Motor Company Oddities
Apart from producing premium motorcycles, Harley-Davidson is also well known for experimenting with almost anything that has a motor. Back in 2011, the Harley-Davidson Museum in Milwaukee, Wisconsin, put on an exhibition entitled Collection X: Weird, Wild Wonders of the Harley-Davidson Museum that celebrated the Motor Company's oddities and failed endeavors. Here is a step back in time and a look at a few highlights.
Drawn from the archives, the exhibition included prototypes that were never manufactured, motorcycle paraphernalia, and photographs. Concept items ranged from mowers to snowmobiles, airplane engines, and even a rocket engine. Vintage Harley-Davidson riding apparel on display included goggles and belts, along with thousands of photographs such as this Harley-Davidson Servicar with a hobby horse on the back during a 1950s American Legion parade.
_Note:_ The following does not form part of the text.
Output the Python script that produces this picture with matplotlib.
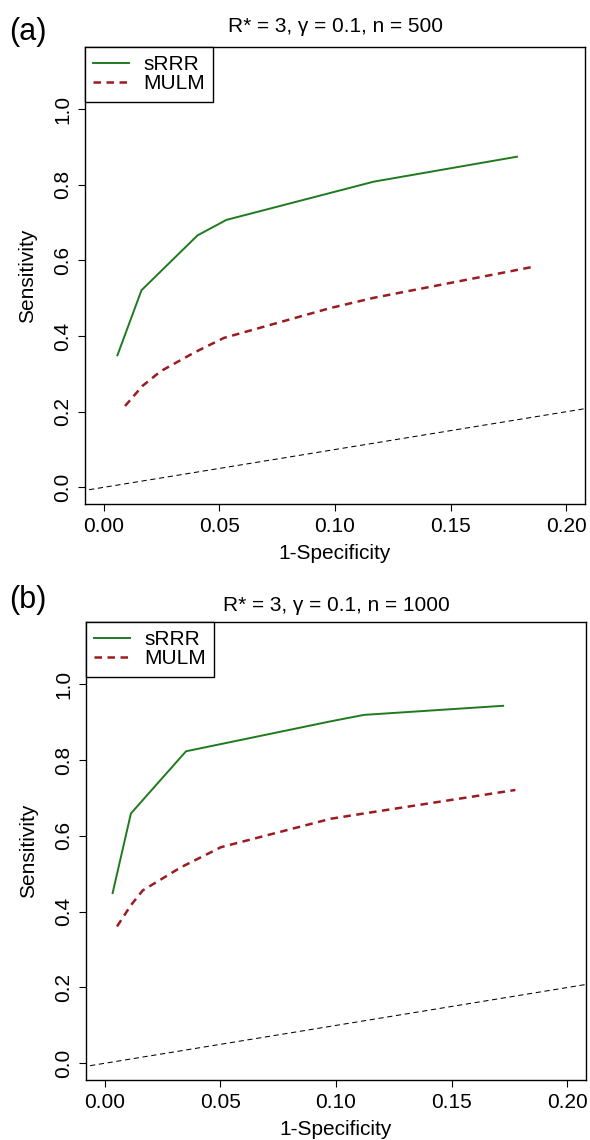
import numpy as np
import matplotlib.pyplot as plt

plt.rcParams['font.family'] = ['Liberation Sans', 'DejaVu Sans']

# panel (a): n = 500
fpr_srrr_a = [0.0060, 0.0164, 0.0406, 0.0531, 0.1167, 0.1786]
sens_srrr_a = [0.349, 0.521, 0.666, 0.707, 0.808, 0.874]
fpr_mulm_a = [0.0093, 0.0168, 0.0247, 0.0391, 0.0520, 0.0980, 0.1167, 0.1865]
sens_mulm_a = [0.215, 0.268, 0.307, 0.356, 0.395, 0.474, 0.501, 0.584]

# panel (b): n = 1000
fpr_srrr_b = [0.0035, 0.0114, 0.0352, 0.0977, 0.1121, 0.1722]
sens_srrr_b = [0.449, 0.659, 0.823, 0.902, 0.919, 0.943]
fpr_mulm_b = [0.0054, 0.0114, 0.0165, 0.0330, 0.0503, 0.0977, 0.1121, 0.1775]
sens_mulm_b = [0.361, 0.417, 0.456, 0.517, 0.570, 0.645, 0.659, 0.721]

titles = ["R* = 3, γ = 0.1, n = 500", "R* = 3, γ = 0.1, n = 1000"]
tags = ["(a)", "(b)"]
xticks = [0.00, 0.05, 0.10, 0.15, 0.20]
yticks = [0.0, 0.2, 0.4, 0.6, 0.8, 1.0]

W, H = 590, 1140
fig = plt.figure(figsize=(W / 100, H / 100), dpi=100)

# axes boxes in pixels: left, top, right, bottom
boxes = [(85, 47, 585, 504), (86, 622, 586, 1080)]
tag_y = [32, 600]
data = [(fpr_srrr_a, sens_srrr_a, fpr_mulm_a, sens_mulm_a),
        (fpr_srrr_b, sens_srrr_b, fpr_mulm_b, sens_mulm_b)]

green = "#1f7a1f"
red = "#9b1b20"
fs = 15

for i in range(2):
    l, t, r, b = boxes[i]
    ax = fig.add_axes([l / W, 1 - b / H, (r - l) / W, (b - t) / H])
    xs, ys, xm, ym = data[i]
    ax.plot(xs, ys, color=green, lw=1.4, label="sRRR")
    ax.plot(xm, ym, color=red, lw=1.8, ls=(0, (3, 2.2)), label="MULM")
    d = np.array([-0.01, 0.22])
    ax.plot(d, d, color="black", lw=0.75, ls=(0, (5, 3.5)))
    ax.set_xlim(-0.008, 0.208)
    ax.set_ylim(-0.044, 1.164)
    ax.set_xticks(xticks)
    ax.set_xticklabels(["%.2f" % v for v in xticks], fontsize=fs)
    ax.set_yticks(yticks)
    ax.set_yticklabels(["%.1f" % v for v in yticks], fontsize=fs, rotation=90, va="center")
    ax.tick_params(direction="out", length=5, width=0.8, pad=4)
    for s in ax.spines.values():
        s.set_linewidth(1.0)
    ax.set_xlabel("1-Specificity", fontsize=fs, labelpad=6)
    ax.set_ylabel("Sensitivity", fontsize=fs, labelpad=12)
    ax.set_title(titles[i], fontsize=fs, pad=11 if i == 0 else 8)
    leg = ax.legend(loc="upper left", fontsize=fs, frameon=True, fancybox=False,
                    edgecolor="black", framealpha=1, borderaxespad=0,
                    handlelength=1.7, handletextpad=0.7,
                    labelspacing=0.0, borderpad=0.4)
    leg.get_frame().set_linewidth(1.0)
    fig.text(9 / W, 1 - tag_y[i] / H, tags[i], fontsize=22, va="center", ha="left")

fig.savefig("out.png", dpi=100)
It's not the first time the Motor Company has tried its hand at winter sports. A prototype called the Cyclone Motor-Sled, nicknamed 'Pop’s Trolley' was a ten-foot-long, canvas and spruce covered sled. Powered by a 1925 J-Model 74-cubic-inch V-Twin, the motor-sled was sold as a kit by the Mead Ice Yacht Co. of Chicago, Illinois during the 1930s.
Model 11F. Not only good at dealing with gridlock, but the motorcycle was also adept at cutting ice. Before electric refrigeration, ice was harvested for stores and sold in blocks. Other converted machines included a gold-mining cart that used a 1926 Harley-Davidson engine, a motorcycle-powered plow, and chainsaw.
In the category of 'labor of love' was a three-quarter scale Harley-Davidson chopper made entirely from leather. From the wheels to the frame to the headlight, every item was leather — even the tools in the leather tool bag. Made in 2000 by twenty craftspeople at Red Moon, a Japanese company specializing in leather goods, the project took more than two years to complete.
Soaring to lofty goals was this 1927 airplane engine based on a Harley JD V-Twin. Built by Wilson Miller, the engine is part of a rare and ingenious airplane — the 'Miller Light Plane.' Wilson's unique mono-wing design could achieve top speeds in excess of 75 mph, with cruising speeds around 65 mph. The airplane was found in its original condition by Wheels Through Time Museum curator, Dale Walksler, in 1992.
Also on display was the rather unique LR-64 Rocket engine. Working with U.S. Navy specifications, Harley-Davidson produced more than five thousand LR-64 engines at their York, Pennsylvania, assembly plant between the mid-1960s and the mid-1990s. The model LR-64 was predominantly used in the AQM-37A 'Jayhawk' supersonic target drone missile that was produced by the Beechcraft Corporation.
Shown here is a 1913 General Electric transformer from Milwaukee’s Juneau Avenue factory being delivered. The eight-foot-tall, eight thousand pound transformer helped power the Harley-Davidson factory (now the corporate headquarters) from 1913 through the 1990s. This image was displayed next to the actual item.
Kristen Jones, the museum’s senior curator, said certain items were chosen to tell particular stories. In the past, only special tours would get glimpses of the archives. Jones elaborated, “You see the look on people’s faces when you let them into the climate-controlled storage area and we begin to pull out this treasure.” One can only hope that another round of these rare artifacts will be put back on display soon.